Tuesday, April 25, 2017

US Civil Rights Commission Expresses Concern with ICE Operations at Courthouses


CNN reports that the U.S. Commission on Civil Rights yesterday criticized the Trump administration for the way it is arresting undocumented immigrants, saying it could be harmful to "access to justice."  The Chief Justice of California had previously raised this as a serious issue of concern.  The Commission's statement adds to a chorus of local and state officials who have pleaded with the administration to not arrest immigrants at courthouses, an action that advocates say can hurt public safety by making people afraid to cooperate with law enforcement.

In a statement released Monday, the commission asked Attorney General Jeff Sessions and Homeland Security Secretary John Kelly "to consider the fair administration of justice when determining how and where they send Immigration and Customs Enforcement (ICE) agents."   It further states:
"In the last few months, troubling reports have emerged of federal immigration agents following, confronting, and in some instances, arresting undocumented immigrants in state and local courthouses when some of those immigrants were seeking help from authorities and the local justice system.
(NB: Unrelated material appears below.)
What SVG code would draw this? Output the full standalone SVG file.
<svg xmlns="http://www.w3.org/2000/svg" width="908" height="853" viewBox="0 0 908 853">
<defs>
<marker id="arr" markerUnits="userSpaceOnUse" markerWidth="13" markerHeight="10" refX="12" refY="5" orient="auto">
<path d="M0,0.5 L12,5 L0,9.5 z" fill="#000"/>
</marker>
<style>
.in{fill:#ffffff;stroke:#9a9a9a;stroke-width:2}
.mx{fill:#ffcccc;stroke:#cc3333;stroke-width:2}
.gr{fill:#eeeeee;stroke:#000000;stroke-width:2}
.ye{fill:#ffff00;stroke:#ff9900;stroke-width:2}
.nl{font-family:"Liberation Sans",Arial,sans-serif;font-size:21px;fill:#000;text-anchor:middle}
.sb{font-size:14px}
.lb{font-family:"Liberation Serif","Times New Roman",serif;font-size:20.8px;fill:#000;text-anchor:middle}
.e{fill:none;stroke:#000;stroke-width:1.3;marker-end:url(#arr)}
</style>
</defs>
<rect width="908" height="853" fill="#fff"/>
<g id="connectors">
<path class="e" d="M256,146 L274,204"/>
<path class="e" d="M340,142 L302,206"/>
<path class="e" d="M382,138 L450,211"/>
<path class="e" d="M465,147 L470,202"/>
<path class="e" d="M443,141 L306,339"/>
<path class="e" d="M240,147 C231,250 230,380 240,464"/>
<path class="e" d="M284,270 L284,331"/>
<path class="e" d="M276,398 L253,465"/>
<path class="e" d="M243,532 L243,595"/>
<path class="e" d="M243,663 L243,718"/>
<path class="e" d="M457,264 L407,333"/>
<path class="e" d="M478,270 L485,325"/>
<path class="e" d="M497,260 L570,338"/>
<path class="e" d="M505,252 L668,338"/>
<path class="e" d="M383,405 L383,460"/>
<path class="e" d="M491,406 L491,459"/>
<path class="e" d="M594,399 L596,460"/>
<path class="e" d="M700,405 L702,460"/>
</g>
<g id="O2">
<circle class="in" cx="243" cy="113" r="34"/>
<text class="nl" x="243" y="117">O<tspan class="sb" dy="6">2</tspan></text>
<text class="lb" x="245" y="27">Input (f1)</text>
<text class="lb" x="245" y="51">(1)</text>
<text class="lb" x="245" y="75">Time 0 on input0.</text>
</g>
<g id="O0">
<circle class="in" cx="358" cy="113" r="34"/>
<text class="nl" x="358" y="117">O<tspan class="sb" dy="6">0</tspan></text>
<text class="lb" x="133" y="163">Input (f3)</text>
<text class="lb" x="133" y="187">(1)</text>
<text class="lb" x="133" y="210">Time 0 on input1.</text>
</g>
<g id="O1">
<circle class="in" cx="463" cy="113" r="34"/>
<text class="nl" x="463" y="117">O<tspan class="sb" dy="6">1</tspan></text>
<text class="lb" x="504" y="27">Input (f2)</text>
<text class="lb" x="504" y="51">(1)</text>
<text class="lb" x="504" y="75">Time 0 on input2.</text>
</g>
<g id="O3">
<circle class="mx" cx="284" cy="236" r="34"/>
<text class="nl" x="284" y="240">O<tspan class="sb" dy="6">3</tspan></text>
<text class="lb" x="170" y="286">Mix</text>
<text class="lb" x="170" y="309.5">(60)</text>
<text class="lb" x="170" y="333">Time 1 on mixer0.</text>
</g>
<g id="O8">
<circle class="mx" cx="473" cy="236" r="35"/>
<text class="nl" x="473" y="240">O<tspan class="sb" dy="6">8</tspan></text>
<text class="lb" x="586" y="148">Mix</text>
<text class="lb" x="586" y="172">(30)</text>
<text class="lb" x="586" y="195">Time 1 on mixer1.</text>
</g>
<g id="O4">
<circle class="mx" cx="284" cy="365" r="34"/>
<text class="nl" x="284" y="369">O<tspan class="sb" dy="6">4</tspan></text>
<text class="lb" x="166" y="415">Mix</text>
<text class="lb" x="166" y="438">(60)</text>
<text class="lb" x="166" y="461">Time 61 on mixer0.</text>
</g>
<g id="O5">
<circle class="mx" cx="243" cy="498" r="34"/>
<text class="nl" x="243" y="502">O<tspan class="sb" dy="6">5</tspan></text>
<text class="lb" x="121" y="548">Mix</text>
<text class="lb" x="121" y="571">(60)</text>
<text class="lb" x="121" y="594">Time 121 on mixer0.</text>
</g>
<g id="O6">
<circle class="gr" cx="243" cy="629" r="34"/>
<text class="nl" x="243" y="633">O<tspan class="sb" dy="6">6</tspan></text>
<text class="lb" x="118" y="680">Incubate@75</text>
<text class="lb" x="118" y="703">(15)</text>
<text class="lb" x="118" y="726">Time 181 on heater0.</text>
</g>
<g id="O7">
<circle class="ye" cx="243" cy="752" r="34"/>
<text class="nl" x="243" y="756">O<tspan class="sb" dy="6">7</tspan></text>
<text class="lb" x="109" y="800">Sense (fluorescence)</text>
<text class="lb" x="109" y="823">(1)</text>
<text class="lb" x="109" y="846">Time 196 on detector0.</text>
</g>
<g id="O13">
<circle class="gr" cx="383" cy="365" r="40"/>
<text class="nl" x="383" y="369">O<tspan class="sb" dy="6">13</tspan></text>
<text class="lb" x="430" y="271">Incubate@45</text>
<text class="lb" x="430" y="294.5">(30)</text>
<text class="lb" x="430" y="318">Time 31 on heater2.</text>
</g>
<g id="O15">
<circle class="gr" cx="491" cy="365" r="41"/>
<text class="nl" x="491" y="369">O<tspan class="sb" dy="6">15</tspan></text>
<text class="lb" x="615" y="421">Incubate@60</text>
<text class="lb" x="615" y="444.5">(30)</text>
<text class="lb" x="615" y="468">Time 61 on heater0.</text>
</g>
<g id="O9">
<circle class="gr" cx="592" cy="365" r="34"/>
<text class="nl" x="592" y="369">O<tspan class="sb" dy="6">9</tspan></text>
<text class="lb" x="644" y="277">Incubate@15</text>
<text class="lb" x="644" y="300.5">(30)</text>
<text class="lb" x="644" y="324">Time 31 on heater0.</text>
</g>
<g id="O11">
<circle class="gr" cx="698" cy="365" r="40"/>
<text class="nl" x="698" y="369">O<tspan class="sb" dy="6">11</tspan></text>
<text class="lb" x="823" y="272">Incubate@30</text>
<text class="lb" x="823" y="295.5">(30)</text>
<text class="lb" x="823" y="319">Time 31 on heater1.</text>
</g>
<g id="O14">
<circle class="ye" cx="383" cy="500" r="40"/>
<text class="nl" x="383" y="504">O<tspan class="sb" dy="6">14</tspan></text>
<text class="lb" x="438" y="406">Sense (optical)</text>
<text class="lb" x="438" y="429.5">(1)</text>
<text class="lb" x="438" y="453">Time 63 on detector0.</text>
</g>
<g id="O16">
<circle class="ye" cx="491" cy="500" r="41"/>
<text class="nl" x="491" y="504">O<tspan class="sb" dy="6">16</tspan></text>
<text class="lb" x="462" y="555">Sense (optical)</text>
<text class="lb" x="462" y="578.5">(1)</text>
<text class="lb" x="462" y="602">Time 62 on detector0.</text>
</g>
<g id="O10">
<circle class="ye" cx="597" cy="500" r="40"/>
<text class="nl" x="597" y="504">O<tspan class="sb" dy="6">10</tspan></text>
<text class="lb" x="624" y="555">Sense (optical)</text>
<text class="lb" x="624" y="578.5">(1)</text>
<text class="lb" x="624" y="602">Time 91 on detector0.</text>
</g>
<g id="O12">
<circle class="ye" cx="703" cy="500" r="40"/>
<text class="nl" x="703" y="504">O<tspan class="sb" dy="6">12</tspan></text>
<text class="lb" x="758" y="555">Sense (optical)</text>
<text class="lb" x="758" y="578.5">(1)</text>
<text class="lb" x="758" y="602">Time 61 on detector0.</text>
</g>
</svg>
For example, in Texas, ICE agents reportedly arrested a woman just after she obtained a protective order against her alleged abuser. In Colorado, video footage of ICE agents with an administrative arrest warrant waiting in a Denver courthouse was widely circulated. Similar reports have been made about courthouses in California, Washington, Arizona, and Oregon.
Stationing ICE agents in local courthouses instills needless additional fear and anxiety within immigrant communities, discourages interacting with the judicial system, and endangers the safety of entire communities. Courthouses are often the first place individuals interact with local governments. It is the site of resolution for not only criminal matters, where a victim might seek justice when she has been harmed or wronged, but also for resolution of civil matters, including family and custody issues, housing, public benefits, and numerous other aspects integral to an individual’s life. 
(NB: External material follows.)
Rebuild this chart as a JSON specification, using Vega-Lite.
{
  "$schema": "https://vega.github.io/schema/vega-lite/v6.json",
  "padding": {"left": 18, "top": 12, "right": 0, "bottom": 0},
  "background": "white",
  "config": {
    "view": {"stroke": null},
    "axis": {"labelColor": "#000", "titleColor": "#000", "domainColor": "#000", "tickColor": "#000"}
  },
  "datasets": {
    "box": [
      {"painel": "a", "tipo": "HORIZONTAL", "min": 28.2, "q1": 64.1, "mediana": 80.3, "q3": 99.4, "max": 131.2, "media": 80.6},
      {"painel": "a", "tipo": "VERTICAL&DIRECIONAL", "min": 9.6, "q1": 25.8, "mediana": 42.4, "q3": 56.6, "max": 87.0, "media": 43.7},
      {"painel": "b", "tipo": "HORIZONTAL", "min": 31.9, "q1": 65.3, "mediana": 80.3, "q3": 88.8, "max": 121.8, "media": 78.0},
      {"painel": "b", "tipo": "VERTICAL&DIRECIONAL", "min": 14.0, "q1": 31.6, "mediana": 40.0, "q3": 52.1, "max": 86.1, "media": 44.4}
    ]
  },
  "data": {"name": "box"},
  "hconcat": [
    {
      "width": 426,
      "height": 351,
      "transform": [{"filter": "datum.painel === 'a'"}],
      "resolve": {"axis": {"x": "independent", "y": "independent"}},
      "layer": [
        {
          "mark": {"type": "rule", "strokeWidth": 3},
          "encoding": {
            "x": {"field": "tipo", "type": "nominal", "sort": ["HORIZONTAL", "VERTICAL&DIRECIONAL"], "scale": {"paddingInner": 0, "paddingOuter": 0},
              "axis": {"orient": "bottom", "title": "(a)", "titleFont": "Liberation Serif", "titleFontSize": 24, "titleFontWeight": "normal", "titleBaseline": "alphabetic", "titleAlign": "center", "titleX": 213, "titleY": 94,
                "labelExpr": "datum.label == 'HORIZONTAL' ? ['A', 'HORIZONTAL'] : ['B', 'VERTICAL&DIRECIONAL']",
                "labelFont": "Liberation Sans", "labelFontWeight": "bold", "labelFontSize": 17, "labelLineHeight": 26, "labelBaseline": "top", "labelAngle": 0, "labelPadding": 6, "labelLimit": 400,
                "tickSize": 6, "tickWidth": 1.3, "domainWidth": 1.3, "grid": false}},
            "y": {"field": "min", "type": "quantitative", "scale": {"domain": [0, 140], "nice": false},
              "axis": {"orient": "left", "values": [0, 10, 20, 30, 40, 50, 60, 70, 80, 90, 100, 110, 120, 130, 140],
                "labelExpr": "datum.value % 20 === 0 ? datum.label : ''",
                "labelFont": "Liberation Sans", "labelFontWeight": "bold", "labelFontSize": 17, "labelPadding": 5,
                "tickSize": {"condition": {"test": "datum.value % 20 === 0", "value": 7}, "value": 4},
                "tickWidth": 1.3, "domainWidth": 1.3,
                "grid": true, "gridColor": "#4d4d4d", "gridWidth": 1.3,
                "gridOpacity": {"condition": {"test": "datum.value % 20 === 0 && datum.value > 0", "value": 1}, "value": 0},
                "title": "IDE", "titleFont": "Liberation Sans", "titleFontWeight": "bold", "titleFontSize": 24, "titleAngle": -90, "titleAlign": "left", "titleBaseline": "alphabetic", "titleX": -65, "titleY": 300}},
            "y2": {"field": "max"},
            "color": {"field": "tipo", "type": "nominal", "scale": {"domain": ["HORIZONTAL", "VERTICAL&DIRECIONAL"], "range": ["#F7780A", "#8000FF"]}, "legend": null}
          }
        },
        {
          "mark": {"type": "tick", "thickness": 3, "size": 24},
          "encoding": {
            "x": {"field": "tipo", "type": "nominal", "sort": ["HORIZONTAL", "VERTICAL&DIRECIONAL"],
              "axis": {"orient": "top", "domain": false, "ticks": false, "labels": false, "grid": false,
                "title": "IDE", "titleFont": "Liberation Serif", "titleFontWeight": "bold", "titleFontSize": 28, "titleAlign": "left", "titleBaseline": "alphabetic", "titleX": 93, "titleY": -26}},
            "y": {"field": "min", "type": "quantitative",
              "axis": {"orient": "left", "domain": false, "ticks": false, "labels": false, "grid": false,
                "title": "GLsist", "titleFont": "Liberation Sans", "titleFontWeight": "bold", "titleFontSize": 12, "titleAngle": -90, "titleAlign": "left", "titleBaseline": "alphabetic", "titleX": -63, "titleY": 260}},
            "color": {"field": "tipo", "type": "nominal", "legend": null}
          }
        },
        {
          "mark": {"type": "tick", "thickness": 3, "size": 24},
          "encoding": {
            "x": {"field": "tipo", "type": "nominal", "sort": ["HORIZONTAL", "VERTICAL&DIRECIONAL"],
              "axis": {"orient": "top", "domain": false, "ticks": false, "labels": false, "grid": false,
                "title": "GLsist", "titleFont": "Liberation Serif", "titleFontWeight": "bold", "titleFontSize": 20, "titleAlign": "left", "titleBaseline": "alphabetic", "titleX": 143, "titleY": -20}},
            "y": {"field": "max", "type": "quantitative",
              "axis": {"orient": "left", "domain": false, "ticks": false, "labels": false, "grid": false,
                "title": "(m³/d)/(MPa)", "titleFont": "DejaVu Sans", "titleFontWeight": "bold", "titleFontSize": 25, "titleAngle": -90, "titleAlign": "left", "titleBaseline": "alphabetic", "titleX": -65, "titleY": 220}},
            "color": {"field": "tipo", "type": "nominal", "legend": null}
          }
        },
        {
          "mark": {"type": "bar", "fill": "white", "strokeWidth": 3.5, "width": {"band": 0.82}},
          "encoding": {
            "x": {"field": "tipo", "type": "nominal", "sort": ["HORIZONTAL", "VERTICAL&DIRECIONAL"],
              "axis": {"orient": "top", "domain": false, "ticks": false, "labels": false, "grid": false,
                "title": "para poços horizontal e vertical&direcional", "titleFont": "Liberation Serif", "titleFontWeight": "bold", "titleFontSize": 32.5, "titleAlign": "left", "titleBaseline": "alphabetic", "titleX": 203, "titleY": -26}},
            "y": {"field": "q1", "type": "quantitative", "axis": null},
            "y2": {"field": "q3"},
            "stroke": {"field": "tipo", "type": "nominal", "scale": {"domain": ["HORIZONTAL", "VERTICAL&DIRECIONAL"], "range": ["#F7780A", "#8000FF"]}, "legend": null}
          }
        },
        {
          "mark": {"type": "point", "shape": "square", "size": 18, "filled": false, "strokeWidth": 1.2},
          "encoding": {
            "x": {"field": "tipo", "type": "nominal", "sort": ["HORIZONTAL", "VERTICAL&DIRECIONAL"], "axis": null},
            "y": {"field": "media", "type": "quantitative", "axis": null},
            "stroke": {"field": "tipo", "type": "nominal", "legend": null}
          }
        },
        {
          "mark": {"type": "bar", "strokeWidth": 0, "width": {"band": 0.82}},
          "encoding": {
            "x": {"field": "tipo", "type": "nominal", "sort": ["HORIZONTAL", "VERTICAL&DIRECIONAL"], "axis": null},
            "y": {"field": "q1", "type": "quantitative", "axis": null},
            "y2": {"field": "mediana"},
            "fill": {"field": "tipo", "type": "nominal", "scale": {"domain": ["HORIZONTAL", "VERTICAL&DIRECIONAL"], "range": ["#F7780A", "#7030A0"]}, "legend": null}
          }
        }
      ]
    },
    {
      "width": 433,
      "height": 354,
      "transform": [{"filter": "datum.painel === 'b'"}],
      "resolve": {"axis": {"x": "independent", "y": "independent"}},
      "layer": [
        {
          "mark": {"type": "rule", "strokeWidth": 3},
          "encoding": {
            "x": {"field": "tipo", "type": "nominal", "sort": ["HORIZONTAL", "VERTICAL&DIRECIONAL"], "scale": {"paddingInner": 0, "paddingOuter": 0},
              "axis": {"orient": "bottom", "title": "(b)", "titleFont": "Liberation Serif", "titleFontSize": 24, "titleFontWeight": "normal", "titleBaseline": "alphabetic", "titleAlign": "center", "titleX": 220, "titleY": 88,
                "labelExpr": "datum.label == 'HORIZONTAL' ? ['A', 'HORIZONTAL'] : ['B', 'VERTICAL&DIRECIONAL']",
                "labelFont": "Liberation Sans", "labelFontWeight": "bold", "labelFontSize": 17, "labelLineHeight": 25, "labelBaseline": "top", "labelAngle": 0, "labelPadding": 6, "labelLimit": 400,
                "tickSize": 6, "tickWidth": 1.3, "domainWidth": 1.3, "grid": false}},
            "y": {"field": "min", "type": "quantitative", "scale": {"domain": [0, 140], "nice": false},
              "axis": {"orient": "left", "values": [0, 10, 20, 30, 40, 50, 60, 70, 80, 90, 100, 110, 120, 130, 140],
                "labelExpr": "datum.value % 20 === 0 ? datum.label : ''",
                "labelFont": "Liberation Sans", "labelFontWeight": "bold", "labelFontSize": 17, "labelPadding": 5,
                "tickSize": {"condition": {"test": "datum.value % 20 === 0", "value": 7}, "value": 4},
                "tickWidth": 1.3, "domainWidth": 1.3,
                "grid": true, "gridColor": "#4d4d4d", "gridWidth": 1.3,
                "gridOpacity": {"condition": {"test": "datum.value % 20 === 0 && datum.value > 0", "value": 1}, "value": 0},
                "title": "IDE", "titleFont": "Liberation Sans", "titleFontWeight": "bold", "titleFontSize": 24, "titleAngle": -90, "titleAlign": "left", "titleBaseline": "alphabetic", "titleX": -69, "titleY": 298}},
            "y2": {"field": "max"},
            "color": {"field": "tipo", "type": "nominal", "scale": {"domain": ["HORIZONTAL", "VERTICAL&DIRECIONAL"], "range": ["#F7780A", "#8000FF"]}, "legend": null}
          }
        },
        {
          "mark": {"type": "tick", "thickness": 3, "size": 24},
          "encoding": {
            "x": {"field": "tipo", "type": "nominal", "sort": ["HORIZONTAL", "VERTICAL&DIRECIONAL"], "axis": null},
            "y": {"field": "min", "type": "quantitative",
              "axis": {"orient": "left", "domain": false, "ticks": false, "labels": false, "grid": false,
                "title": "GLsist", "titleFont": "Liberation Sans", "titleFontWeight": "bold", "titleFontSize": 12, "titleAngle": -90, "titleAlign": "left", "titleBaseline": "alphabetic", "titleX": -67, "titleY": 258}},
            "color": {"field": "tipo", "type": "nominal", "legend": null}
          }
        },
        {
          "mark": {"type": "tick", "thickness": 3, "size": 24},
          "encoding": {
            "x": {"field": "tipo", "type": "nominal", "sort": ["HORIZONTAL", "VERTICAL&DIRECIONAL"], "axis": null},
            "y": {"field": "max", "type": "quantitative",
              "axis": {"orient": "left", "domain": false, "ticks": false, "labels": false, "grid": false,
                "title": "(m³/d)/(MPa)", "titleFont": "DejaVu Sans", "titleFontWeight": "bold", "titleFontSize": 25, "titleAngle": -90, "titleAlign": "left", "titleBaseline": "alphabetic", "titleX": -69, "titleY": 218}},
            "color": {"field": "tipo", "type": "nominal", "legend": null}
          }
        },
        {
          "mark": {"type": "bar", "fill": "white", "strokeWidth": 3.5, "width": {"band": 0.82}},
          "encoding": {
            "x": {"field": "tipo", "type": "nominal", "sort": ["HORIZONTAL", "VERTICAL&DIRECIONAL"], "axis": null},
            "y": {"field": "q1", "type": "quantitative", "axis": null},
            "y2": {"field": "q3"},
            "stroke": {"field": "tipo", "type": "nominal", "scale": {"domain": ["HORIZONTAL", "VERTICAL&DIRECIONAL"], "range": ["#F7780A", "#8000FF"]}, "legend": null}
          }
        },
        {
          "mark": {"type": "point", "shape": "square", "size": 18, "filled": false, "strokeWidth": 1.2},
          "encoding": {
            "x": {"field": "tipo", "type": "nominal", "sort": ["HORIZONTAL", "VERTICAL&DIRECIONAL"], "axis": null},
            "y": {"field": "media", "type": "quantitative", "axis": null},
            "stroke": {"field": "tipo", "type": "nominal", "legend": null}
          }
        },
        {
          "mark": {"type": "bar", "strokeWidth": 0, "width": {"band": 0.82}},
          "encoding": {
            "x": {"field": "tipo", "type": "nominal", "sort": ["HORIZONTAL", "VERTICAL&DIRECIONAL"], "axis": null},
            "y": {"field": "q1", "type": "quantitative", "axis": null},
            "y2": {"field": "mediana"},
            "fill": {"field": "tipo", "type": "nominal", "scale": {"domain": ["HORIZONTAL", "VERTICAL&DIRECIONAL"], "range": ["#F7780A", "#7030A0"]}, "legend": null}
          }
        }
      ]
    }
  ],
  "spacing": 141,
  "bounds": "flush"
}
The chilling effect on witnesses and victims is already apparent. According to Denver City Attorney Kristin Bronson, four women dropped their cases of physical and violent assault for fear of being arrested at the courthouse and subsequently deported. Bronson stated that video footage of ICE officers waiting to make arrests at a Denver courthouse has “resulted in a high degree of fear and anxiety in our immigrant communities, and as a result, we have grave concerns here that they distrust the court system now and that we’re not going to have continued cooperation of victims and witnesses.”